U.N. says Israel may have violated laws of war

In a report released Wednesday, that examined six airstrikes conducted by the Israeli Defense Forces between October and December of last year during the opening weeks of the war in Gaza, the U.N. Human Rights Office has reported that Israeli air strikes in Gaza may have systematically violated laws of war, which mandate the protection of civilians and civilian infrastructure. 

More than 200 people were confirmed to have been killed in the airstrikes, whose targets included residential buildings, a school, a market and refugee camps. The U.N. human rights office said Israeli forces "may have systematically violated the principles of distinction, proportionality, and precautions in attack."

The report said the six attacks involved the suspected use of heavy bombs between 113 kilograms and 907 kilograms. Separately, the head of a U.N. inquiry accused the Israeli military of carrying out an "extermination" of Palestinians.

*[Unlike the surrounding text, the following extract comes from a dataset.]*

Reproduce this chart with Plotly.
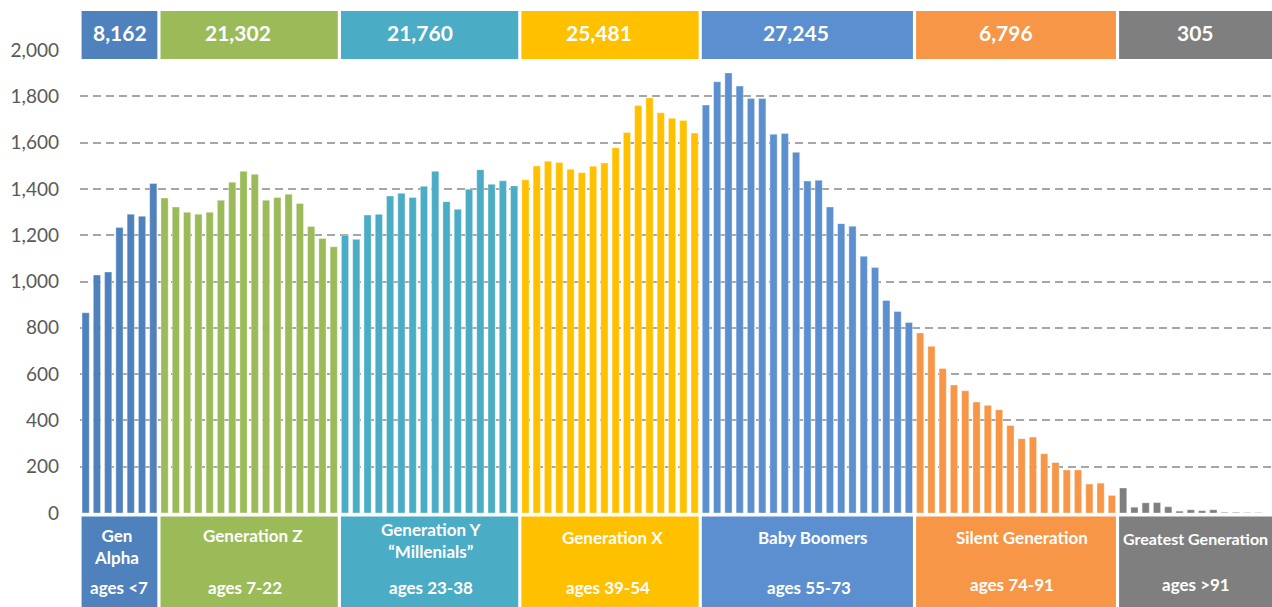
import plotly.graph_objects as go

# ---- data ----
gen_names = ["Gen<br>Alpha", "Generation Z", "Generation Y<br>\u201cMillenials\u201d", "Generation X",
             "Baby Boomers", "Silent Generation", "Greatest Generation"]
gen_ages = ["ages <7", "ages 7-22", "ages 23-38", "ages 39-54", "ages 55-73", "ages 74-91", "ages >91"]
gen_totals = [8162, 21302, 21760, 25481, 27245, 6796, 305]
gen_colors = ["#4F81BD", "#9BBB59", "#4BACC6", "#FFC000", "#5B8FD0", "#F79646", "#7F7F7F"]

gen_alpha = [865, 1028, 1041, 1233, 1291, 1282, 1423]
gen_z = [1361, 1322, 1299, 1291, 1299, 1351, 1429, 1476, 1463, 1351, 1363, 1377, 1337, 1238, 1186, 1150]
gen_y = [1200, 1182, 1287, 1290, 1369, 1381, 1363, 1411, 1476, 1345, 1312, 1399, 1483, 1420, 1435, 1413]
gen_x = [1439, 1499, 1519, 1514, 1485, 1470, 1498, 1512, 1578, 1644, 1760, 1793, 1729, 1705, 1695, 1641]
boomers = [1762, 1863, 1901, 1844, 1790, 1790, 1636, 1639, 1558, 1434, 1437, 1322, 1250, 1239, 1109, 1060,
           918, 870, 823]
silent = [778, 720, 624, 553, 528, 479, 465, 446, 378, 321, 328, 256, 218, 186, 186, 125, 129, 76]
greatest = [108, 25, 44, 45, 27, 8, 14, 10, 14, 3, 3, 2, 2]

series = [gen_alpha, gen_z, gen_y, gen_x, boomers, silent, greatest]
y_ticks = [0, 200, 400, 600, 800, 1000, 1200, 1400, 1600, 1800, 2000]

fig = go.Figure()
start = 0
spans = []
for vals, col in zip(series, gen_colors):
    xs = list(range(start, start + len(vals)))
    fig.add_trace(go.Bar(x=xs, y=vals, marker=dict(color=col, line=dict(color="rgba(255,255,255,0.6)", width=0.6)),
                         hoverinfo="x+y", showlegend=False))
    spans.append((start, start + len(vals) - 1))
    start += len(vals)

PT, PB = 50, 94
H = 607
plot_h = H - PT - PB


def py(pix):
    return (H - PB - pix) / plot_h


# label placement (pixels)
name_ys = [546, 535, 540, 537, 537, 537, 538]
age_ys = [587, 587, 587, 587, 587, 584, 584]
header_dx = [1, -11, -10, -11, -11, -10, 0]
name_dx = [-3, 3, 1, 2, 5, 6, 0]
age_dx = [0, -4, 1, -2, 2, -4, 0]

shapes = []
annotations = []
inset = 0.14
for i, (a, b) in enumerate(spans):
    x0 = a - 0.5 + inset
    x1 = b + 0.5 - inset if i < len(spans) - 1 else 106
    for (ytop, ybot) in [(11, 59), (516.5, 612)]:
        shapes.append(dict(type="rect", xref="x", yref="paper", x0=x0, x1=x1,
                           y0=py(ybot), y1=py(ytop), fillcolor=gen_colors[i], line=dict(width=0), layer="above"))
    xc = (x0 + min(x1, 105.2)) / 2
    annotations.append(dict(x=xc, xshift=header_dx[i], y=py(33), xref="x", yref="paper",
                            text="<b>" + f"{gen_totals[i]:,}" + "</b>",
                            showarrow=False, yanchor="middle", font=dict(family="Lato", size=21, color="white")))
    fs = 17 if i < 6 else 16
    annotations.append(dict(x=xc, xshift=name_dx[i], y=py(name_ys[i]), xref="x", yref="paper",
                            text="<b>" + gen_names[i] + "</b>",
                            showarrow=False, font=dict(family="Lato", size=fs, color="white"), align="center",
                            yanchor="middle"))
    annotations.append(dict(x=xc, xshift=age_dx[i], y=py(age_ys[i]), xref="x", yref="paper",
                            text="<b>" + gen_ages[i] + "</b>",
                            showarrow=False, yanchor="middle", font=dict(family="Lato", size=17, color="white")))

fig.update_layout(
    width=1272, height=607,
    margin=dict(l=80, r=0, t=PT, b=PB, autoexpand=False),
    paper_bgcolor="white", plot_bgcolor="white",
    bargap=0.36,
    shapes=shapes, annotations=annotations,
    xaxis=dict(range=[-0.5, 105.2], showticklabels=False, showgrid=False, zeroline=False, fixedrange=True,
               automargin=False),
    yaxis=dict(range=[0, 2000], tickvals=y_ticks, tickformat=",", showgrid=True, gridcolor="#A6A6A6",
               gridwidth=2, griddash="8px,5px", zeroline=False, ticklabelstandoff=20, automargin=False,
               tickfont=dict(family="Lato", size=19, color="#595959")),
)

fig.write_html("out.html", config={"displayModeBar": False},
               post_script="document.body.style.margin='0';document.body.style.overflow='hidden';")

However, Israel’s mission in Geneva rejected these findings, labeling them as “factually, legally, and methodologically flawed”, BBC reported.

Only this time, the level of impunity completely matches how Israeli officials and the military have been exposing their war crimes. 

The Israeli Geneve mission defended the IOF, as an attempt to normalize genocide to the international community, asserting that their operations in Gaza adhered to international law and accused Hamas of unlawfully embedding itself within civilian populations.

On the other hand, the health ministry in Hamas-run Gaza said yesterday that at least 37,396 people have been killed in the territory during more than eight months of the offensive.